Dataset records

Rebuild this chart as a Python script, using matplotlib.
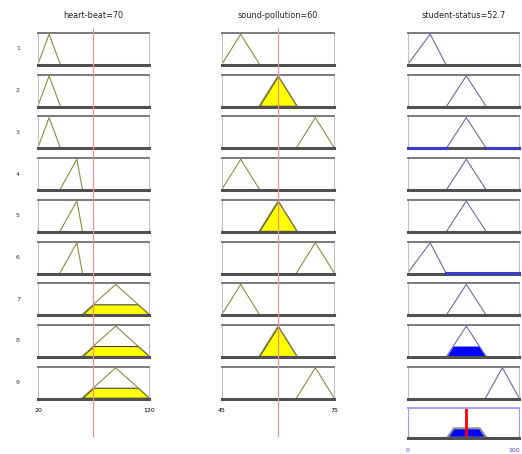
import numpy as np
import matplotlib
matplotlib.use("Agg")
import matplotlib.pyplot as plt

# variables: ranges and membership functions (triangles a, b, c)
hb_range = [20, 120]
hb_mfs = [[20, 30, 40], [40, 55, 60], [60, 90, 120]]
hb_input = 70

sp_range = [45, 75]
sp_mfs = [[45, 50, 55], [55, 60, 65], [65, 70, 75]]
sp_input = 60

ss_range = [0, 100]
ss_mfs = [[0, 20, 34], [35, 52.5, 70], [70, 85, 100]]
ss_output = 52.7

# rules: index of mf for heart-beat, sound-pollution, student-status
rule_hb = [0, 0, 0, 1, 1, 1, 2, 2, 2]
rule_sp = [0, 1, 2, 0, 1, 2, 0, 1, 2]
rule_ss = [0, 1, 1, 1, 1, 0, 1, 1, 2]
blue_base_rows = [2, 5]

W, H = 522, 454
fig = plt.figure(figsize=(W / 100, H / 100), dpi=100)
plt.rcParams['font.family'] = ['DejaVu Sans']

col_left = [38, 222, 408]
col_width = [111, 112, 111]
row_top0 = 33
row_step = 41.7
row_h = 32
in_color = '#8c8c40'
out_color = '#6a6aa8'


def px_axes(left, top, w, h):
    return fig.add_axes([left / W, 1 - (top + h) / H, w / W, h / H])


def tri(x, p):
    return np.interp(x, p, [0, 1, 0])


def style_panel(ax, rng, edge='#707070'):
    ax.set_xlim(rng)
    ax.set_ylim(-0.03, 1.04)
    ax.set_xticks([])
    ax.set_yticks([])
    ax.spines['top'].set_color(edge)
    ax.spines['top'].set_linewidth(1.3)
    ax.spines['left'].set_color('#c0c0c0')
    ax.spines['right'].set_color('#c0c0c0')
    ax.spines['bottom'].set_color('#505050')
    ax.spines['bottom'].set_linewidth(2.2)


strengths = []
for i in range(9):
    top = row_top0 + i * row_step
    fig.text(18 / W, 1 - (top + row_h / 2) / H, str(i + 1), fontsize=4.5,
             ha='center', va='center', color='#333333')
    mu = []
    for c, (rng, mfs, idx, val) in enumerate([(hb_range, hb_mfs, rule_hb, hb_input),
                                              (sp_range, sp_mfs, rule_sp, sp_input)]):
        ax = px_axes(col_left[c], top, col_width[c], row_h)
        style_panel(ax, rng)
        p = mfs[idx[i]]
        x = np.linspace(rng[0], rng[1], 400)
        y = tri(x, p)
        m = float(tri(val, p))
        mu.append(m)
        if m > 0:
            ax.fill_between(x, 0, np.minimum(y, m), where=y > 0, color='#ffff00',
                            edgecolor='#404040', linewidth=0.8)
        ax.plot(p, [0, 1, 0], color=in_color, lw=0.8)
    w = min(mu)
    strengths.append(w)
    ax = px_axes(col_left[2], top, col_width[2], row_h)
    style_panel(ax, ss_range)
    p = ss_mfs[rule_ss[i]]
    x = np.linspace(ss_range[0], ss_range[1], 400)
    y = tri(x, p)
    if i in blue_base_rows:
        base = np.where(y == 0, -0.01, np.nan)
        ax.plot(x, base, color='#3c3cc8', lw=2.2, zorder=5, clip_on=False)
    if w > 0:
        ax.fill_between(x, 0, np.minimum(y, w), where=y > 0, color='#0000ff', linewidth=0)
    ax.plot(p, [0, 1, 0], color=out_color, lw=0.8)

# aggregated output
agg_top = 408
ax = px_axes(col_left[2], agg_top, col_width[2], 30)
style_panel(ax, ss_range, edge='#9a9aff')
for s in ['left', 'right', 'top']:
    ax.spines[s].set_color('#9a9aff')
x = np.linspace(ss_range[0], ss_range[1], 600)
agg = np.zeros_like(x)
for i in range(9):
    agg = np.maximum(agg, np.minimum(tri(x, ss_mfs[rule_ss[i]]), strengths[i]))
ax.fill_between(x, 0, agg, where=agg > 0, color='#0000ff', edgecolor='#909090', linewidth=1.5)
ax.axvline(ss_output, color='#ff0000', lw=2)

# red input lines across the columns
for c, (rng, val) in enumerate([(hb_range, hb_input), (sp_range, sp_input)]):
    ov = px_axes(col_left[c], 28, col_width[c], 437 - 28)
    ov.set_xlim(rng)
    ov.axis('off')
    ov.patch.set_alpha(0)
    ov.axvline(val, color='#ff8c8c', lw=0.8)

# titles
titles = ['heart-beat=%g' % hb_input, 'sound-pollution=%g' % sp_input,
          'student-status=%g' % ss_output]
for c in range(3):
    fig.text((col_left[c] + col_width[c] / 2) / W, 1 - 15 / H, titles[c], fontsize=6.5,
             ha='center', va='center', fontstretch='condensed', color='#222222')

# range labels
for c, rng in enumerate([hb_range, sp_range]):
    fig.text(col_left[c] / W, 1 - 410 / H, str(rng[0]), fontsize=4.5, ha='center', va='center')
    fig.text((col_left[c] + col_width[c]) / W, 1 - 410 / H, str(rng[1]), fontsize=4.5,
             ha='center', va='center')
fig.text(col_left[2] / W, 1 - 450 / H, str(ss_range[0]), fontsize=4.5, ha='center',
         va='center', color='#4040c0')
fig.text(520 / W, 1 - 450 / H, str(ss_range[1]), fontsize=4.5,
         ha='right', va='center', color='#4040c0')

fig.savefig('out.png', dpi=100)
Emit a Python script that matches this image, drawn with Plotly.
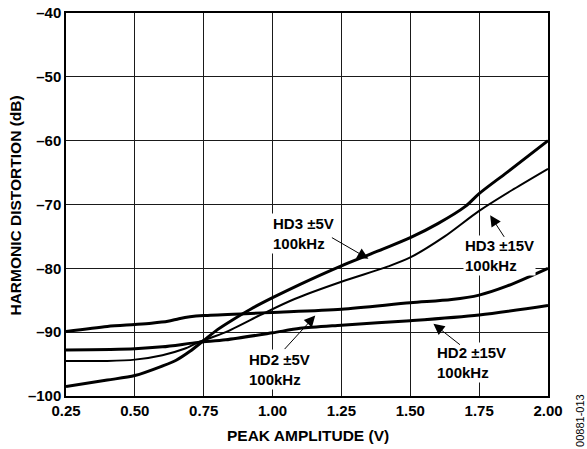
import plotly.graph_objects as go

# ---- data ----
hd3_5v_x = [0.25, 0.4, 0.5, 0.6, 0.65, 0.7, 0.75, 0.8, 0.85, 0.92, 1.0, 1.1, 1.25, 1.4, 1.5, 1.6, 1.7, 1.75, 1.85, 2.0]
hd3_5v_y = [-98.5, -97.5, -96.8, -95.3, -94.4, -93.0, -91.3, -89.6, -88.2, -86.4, -84.6, -82.5, -79.6, -77.0, -75.2, -73.0, -70.3, -68.3, -65.0, -60.0]

hd3_15v_x = [0.25, 0.4, 0.5, 0.6, 0.68, 0.73, 0.83, 0.97, 1.08, 1.25, 1.42, 1.5, 1.625, 1.75, 1.875, 2.0]
hd3_15v_y = [-94.5, -94.5, -94.3, -93.6, -92.6, -91.6, -90.0, -87.0, -84.8, -82.1, -79.7, -78.3, -75.0, -71.0, -67.6, -64.4]

hd2_5v_x = [0.25, 0.4, 0.5, 0.56, 0.62, 0.66, 0.7, 0.75, 0.9, 1.0, 1.25, 1.5, 1.65, 1.75, 1.85, 2.0]
hd2_5v_y = [-89.9, -89.1, -88.8, -88.6, -88.3, -87.9, -87.6, -87.4, -87.1, -86.9, -86.4, -85.4, -84.9, -84.2, -82.8, -80.0]

hd2_15v_x = [0.25, 0.5, 0.6, 0.73, 0.83, 1.0, 1.1, 1.25, 1.5, 1.75, 2.0]
hd2_15v_y = [-92.8, -92.6, -92.3, -91.6, -91.2, -90.1, -89.4, -88.9, -88.2, -87.3, -85.8]

x_ticks = [0.25, 0.50, 0.75, 1.00, 1.25, 1.50, 1.75, 2.00]
x_ticklabels = ["0.25", "0.50", "0.75", "1.00", "1.25", "1.50", "1.75", "2.00"]
y_ticks = [-100, -90, -80, -70, -60, -50, -40]
y_ticklabels = ["–100", "–90", "–80", "–70", "–60", "–50", "–40"]

FONT = "Liberation Sans, Arial, sans-serif"

fig = go.Figure()
series = [
    (hd2_5v_x, hd2_5v_y, 3.0),
    (hd2_15v_x, hd2_15v_y, 3.0),
    (hd3_15v_x, hd3_15v_y, 2.0),
    (hd3_5v_x, hd3_5v_y, 3.0),
]
for xs, ys, w in series:
    fig.add_trace(go.Scatter(x=xs, y=ys, mode="lines",
                             line=dict(color="black", width=w, shape="spline", smoothing=0.8),
                             showlegend=False, hoverinfo="skip"))

labels = [
    # text, x, y (left/middle anchor), arrow head x, y, ax, ay
    ("HD3 ±5V<br>100kHz", 0.994, -74.5, 1.348, -78.5, -38, -22),
    ("HD3 ±15V<br>100kHz", 1.691, -78.0, 1.790, -71.7, 15, 23),
    ("HD2 ±5V<br>100kHz", 0.907, -95.8, 1.155, -87.4, -32, 35),
    ("HD2 ±15V<br>100kHz", 1.590, -94.8, 1.584, -88.7, 28, 22),
]
annotations = []
for text, tx, ty, hx, hy, ax, ay in labels:
    annotations.append(dict(x=tx, y=ty, xref="x", yref="y", text=text, showarrow=False,
                            xanchor="left", yanchor="middle", align="left",
                            bgcolor="white", borderpad=1,
                            font=dict(family=FONT, size=15, color="black", weight="bold")))
    annotations.append(dict(x=hx, y=hy, xref="x", yref="y", text="", showarrow=True,
                            ax=ax, ay=ay, arrowhead=2, arrowsize=2.2, arrowwidth=1,
                            arrowcolor="black"))

annotations += [
    dict(text="HARMONIC DISTORTION (dB)", xref="paper", yref="paper", x=-0.104, y=0.497,
         xanchor="center", yanchor="middle", textangle=-90, showarrow=False,
         font=dict(family=FONT, size=15.5, color="black", weight="bold")),
    dict(text="PEAK AMPLITUDE (V)", xref="paper", yref="paper", x=0.502, y=-0.104,
         xanchor="center", yanchor="middle", showarrow=False,
         font=dict(family=FONT, size=15.5, color="black", weight="bold")),
    dict(text="00881-013", xref="paper", yref="paper", x=1.066, y=-0.063,
         xanchor="center", yanchor="middle", textangle=-90, showarrow=False,
         font=dict(family=FONT, size=11, color="black")),
]

axis_common = dict(showline=True, linecolor="black", linewidth=1.5, mirror=True,
                   showgrid=True, gridcolor="#1a1a1a", gridwidth=1, zeroline=False,
                   automargin=False,
                   ticks="", tickfont=dict(family=FONT, size=15, color="black", weight="bold"))

fig.update_layout(
    width=587, height=449,
    margin=dict(l=66, r=39, t=13, b=53, autoexpand=False),
    paper_bgcolor="white", plot_bgcolor="white",
    xaxis=dict(range=[0.25, 2.0], tickmode="array", tickvals=x_ticks, ticktext=x_ticklabels, **axis_common),
    yaxis=dict(range=[-100, -40], tickmode="array", tickvals=y_ticks, ticktext=y_ticklabels, **axis_common),
    annotations=annotations,
)

fig.write_html("out.html", config={"displayModeBar": False},
               post_script="document.body.style.margin='0px';document.body.style.padding='0px';")
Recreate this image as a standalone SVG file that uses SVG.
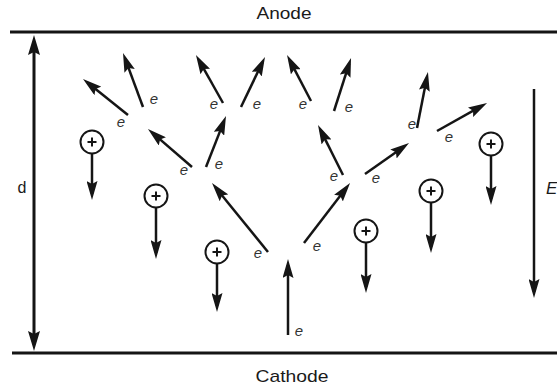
<svg xmlns="http://www.w3.org/2000/svg" width="557" height="390" viewBox="0 0 557 390">
  <style>
    .plate { stroke: #151515; stroke-width: 3; fill: none; }
    .arrow { stroke: #151515; stroke-width: 2.5; fill: none; marker-end: url(#head); }
    .ion circle { fill: #fff; stroke: #151515; stroke-width: 2; }
    .ion .plus { stroke: #151515; stroke-width: 2; }
    .lbl { font-family: "Liberation Sans", Arial, sans-serif; fill: #1a1a1a; }
    .e { font-family: "Liberation Sans", Arial, sans-serif; font-style: italic; font-size: 15px; fill: #333; text-anchor: middle; }
  </style>
  <defs>
    <marker id="head" markerUnits="userSpaceOnUse" viewBox="0 0 19 11" markerWidth="19" markerHeight="11" refX="13" refY="5.5" orient="auto">
      <path d="M0,0 L19,5.5 L0,11 L3,5.5 z" fill="#151515"/>
    </marker>
    <marker id="bighead" markerUnits="userSpaceOnUse" viewBox="0 0 20 12" markerWidth="20" markerHeight="12" refX="13" refY="6" orient="auto-start-reverse">
      <path d="M0,0 L20,6 L0,12 L3,6 z" fill="#151515"/>
    </marker>
  </defs>

  <rect width="557" height="390" fill="#fff"/>

  <!-- electrodes -->
  <g id="anode">
    <line class="plate" x1="10" y1="32" x2="557" y2="32"/>
    <text class="lbl" x="284" y="19" font-size="16" text-anchor="middle" textLength="55" lengthAdjust="spacingAndGlyphs">Anode</text>
  </g>
  <g id="cathode">
    <line class="plate" x1="12" y1="353" x2="557" y2="353"/>
    <text class="lbl" x="292" y="382" font-size="17" text-anchor="middle" textLength="73" lengthAdjust="spacingAndGlyphs">Cathode</text>
  </g>

  <!-- gap distance -->
  <g id="gap">
    <line x1="34" y1="42" x2="34" y2="344" stroke="#151515" stroke-width="3" marker-start="url(#bighead)" marker-end="url(#bighead)"/>
    <text class="lbl" x="22" y="193" font-size="16" text-anchor="middle">d</text>
  </g>

  <!-- field direction -->
  <g id="field">
    <line class="arrow" x1="534" y1="89" x2="534" y2="292"/>
    <text class="lbl" x="546" y="194" font-size="17" font-style="italic">E</text>
  </g>

  <!-- electron paths of the avalanche -->
  <g id="electrons">
    <line class="arrow" x1="288" y1="335" x2="288" y2="265"/>
    <line class="arrow" x1="268" y1="252" x2="215.8" y2="187.7"/>
    <line class="arrow" x1="304" y1="243" x2="346.4" y2="187.8"/>
    <line class="arrow" x1="192" y1="167" x2="152.5" y2="132.9"/>
    <line class="arrow" x1="206" y1="167" x2="223.8" y2="121.6"/>
    <line class="arrow" x1="343" y1="175" x2="320.7" y2="130.4"/>
    <line class="arrow" x1="365" y1="174" x2="404.1" y2="146.5"/>
    <line class="arrow" x1="128" y1="115" x2="87.7" y2="82.8"/>
    <line class="arrow" x1="143" y1="107" x2="125.1" y2="58.6"/>
    <line class="arrow" x1="223" y1="103" x2="198.9" y2="60.2"/>
    <line class="arrow" x1="241" y1="107" x2="262.4" y2="62.4"/>
    <line class="arrow" x1="311" y1="101" x2="289.8" y2="60.3"/>
    <line class="arrow" x1="334" y1="111" x2="349.2" y2="63.7"/>
    <line class="arrow" x1="417" y1="128" x2="426.8" y2="77.9"/>
    <line class="arrow" x1="437" y1="131" x2="481.8" y2="105.9"/>
  </g>

  <g id="electron-labels">
    <text class="e" x="299" y="336">e</text>
    <text class="e" x="258" y="258">e</text>
    <text class="e" x="317" y="251">e</text>
    <text class="e" x="184" y="175">e</text>
    <text class="e" x="219" y="169">e</text>
    <text class="e" x="334" y="181">e</text>
    <text class="e" x="376" y="183">e</text>
    <text class="e" x="121" y="127">e</text>
    <text class="e" x="154" y="104">e</text>
    <text class="e" x="214" y="109">e</text>
    <text class="e" x="257" y="109">e</text>
    <text class="e" x="303" y="109">e</text>
    <text class="e" x="349" y="112">e</text>
    <text class="e" x="412" y="129">e</text>
    <text class="e" x="449" y="142">e</text>
  </g>

  <!-- positive ions drifting to the cathode -->
  <g id="ion1" class="ion">
    <line class="arrow" x1="92" y1="153.5" x2="92" y2="194"/>
    <circle cx="92" cy="142" r="11.5"/>
    <path class="plus" d="M87.5,142 H96.5 M92,137.5 V146.5"/>
  </g>
  <g id="ion2" class="ion">
    <line class="arrow" x1="156" y1="207.5" x2="156" y2="253"/>
    <circle cx="156" cy="196" r="11.5"/>
    <path class="plus" d="M151.5,196 H160.5 M156,191.5 V200.5"/>
  </g>
  <g id="ion3" class="ion">
    <line class="arrow" x1="217" y1="263.5" x2="217" y2="306"/>
    <circle cx="217" cy="252" r="11.5"/>
    <path class="plus" d="M212.5,252 H221.5 M217,247.5 V256.5"/>
  </g>
  <g id="ion4" class="ion">
    <line class="arrow" x1="366" y1="242.5" x2="366" y2="287"/>
    <circle cx="366" cy="231" r="11.5"/>
    <path class="plus" d="M361.5,231 H370.5 M366,226.5 V235.5"/>
  </g>
  <g id="ion5" class="ion">
    <line class="arrow" x1="431" y1="202.5" x2="431" y2="247"/>
    <circle cx="431" cy="191" r="11.5"/>
    <path class="plus" d="M426.5,191 H435.5 M431,186.5 V195.5"/>
  </g>
  <g id="ion6" class="ion">
    <line class="arrow" x1="491" y1="155.5" x2="491" y2="199"/>
    <circle cx="491" cy="144" r="11.5"/>
    <path class="plus" d="M486.5,144 H495.5 M491,139.5 V148.5"/>
  </g>
</svg>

▸ Problem requirements: Lines from the one with "Emit a Python" through the one with "-68.3, -65.0, -60.0]" are the only ones to quote. Quote them exactly and leave out pictures.

▸ Task output:
Emit a Python script that matches this image, drawn with Plotly.
import plotly.graph_objects as go

# ---- data ----
hd3_5v_x = [0.25, 0.4, 0.5, 0.6, 0.65, 0.7, 0.75, 0.8, 0.85, 0.92, 1.0, 1.1, 1.25, 1.4, 1.5, 1.6, 1.7, 1.75, 1.85, 2.0]
hd3_5v_y = [-98.5, -97.5, -96.8, -95.3, -94.4, -93.0, -91.3, -89.6, -88.2, -86.4, -84.6, -82.5, -79.6, -77.0, -75.2, -73.0, -70.3, -68.3, -65.0, -60.0]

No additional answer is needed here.